Tuesday, November 15, 2016

STAGGERED COINS...improve and color

A wonderful repeat customer of mine recently ordered a custom quilt as a gift.  She traditionally picks one fabric, a Batik, and then turns me loose.  This time, the gift was a housewarming thank you for a relative in England moving into her new home.  Mid Century Modern, minimalist, neutral.  She picked a gorgeous neutral Batik with quiet pops of bright sea colors, green and teal and blue.  Perfect to add a stack of coins in solids and use the Batik as the primary focus.

I decided to improv the stack of coins and stagger them in organized chaos.  I took a strip of solid and a strip of Batik and sewed them into a tube.  Then I cut each tube into even strips about 3 inches wide but width of tube.  Then I laid them out to sort a good balance of color for the stack.  In the photo below, the tubes are already assembled and cut to width.  The under side of each strip is a strip of Batik with a seam on each short side.

And then, I turned the tube over and cut each Batik side apart at varying places so that when assembled, the solid area would never line up.

You can see the coins being pressed and that each outer edge has a different length of Batik to stagger the stack.

Then, I added large sections of Batik to each side.  And on to my favorite part, the long arm quilting.  The request was to have the fabric and the quilting be the stars of this quilt, so large areas of Batik were dedicated to swirls and pebbles in order to add texture and detail.  The light tan fabric in the coins is used as the backing, so every stitch shows up on the reverse side on a nice solid blank canvas in contrast to the busy Batik front.
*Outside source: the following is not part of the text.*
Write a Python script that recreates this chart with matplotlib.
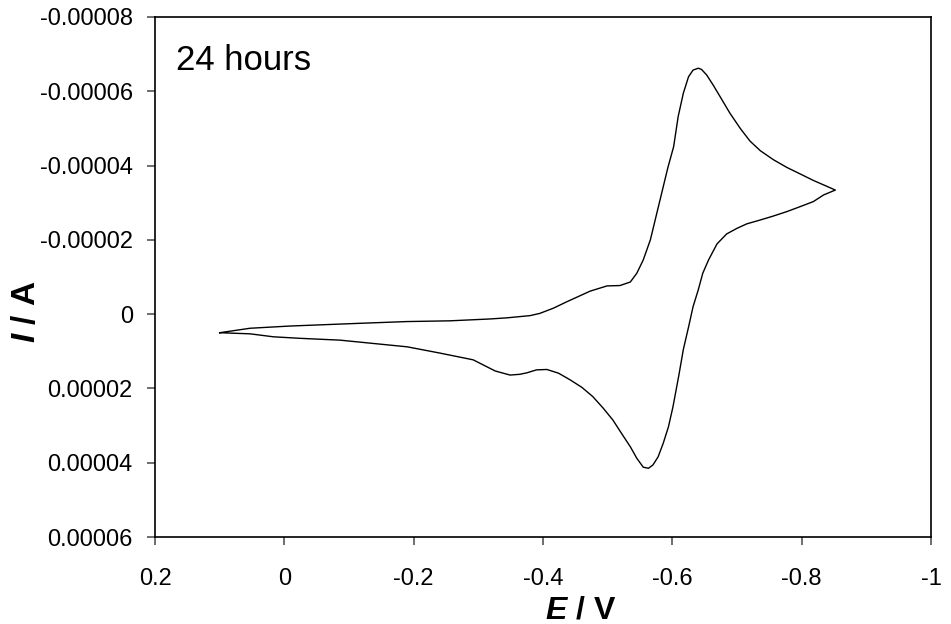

I originally planed a feather for the staggered coin stack, but when I got there I loved the idea of each solid strip getting its own special design so I could show off a whole bunch of different stitches.

So the finished product was a quick to piece color study, that was especially fun to quilt and added subtle pop to a neutral room with great success.  

Starting with one fabric and limiting your palette keeps things simple while with big impact in texture.

Let's get quilting...what colors next??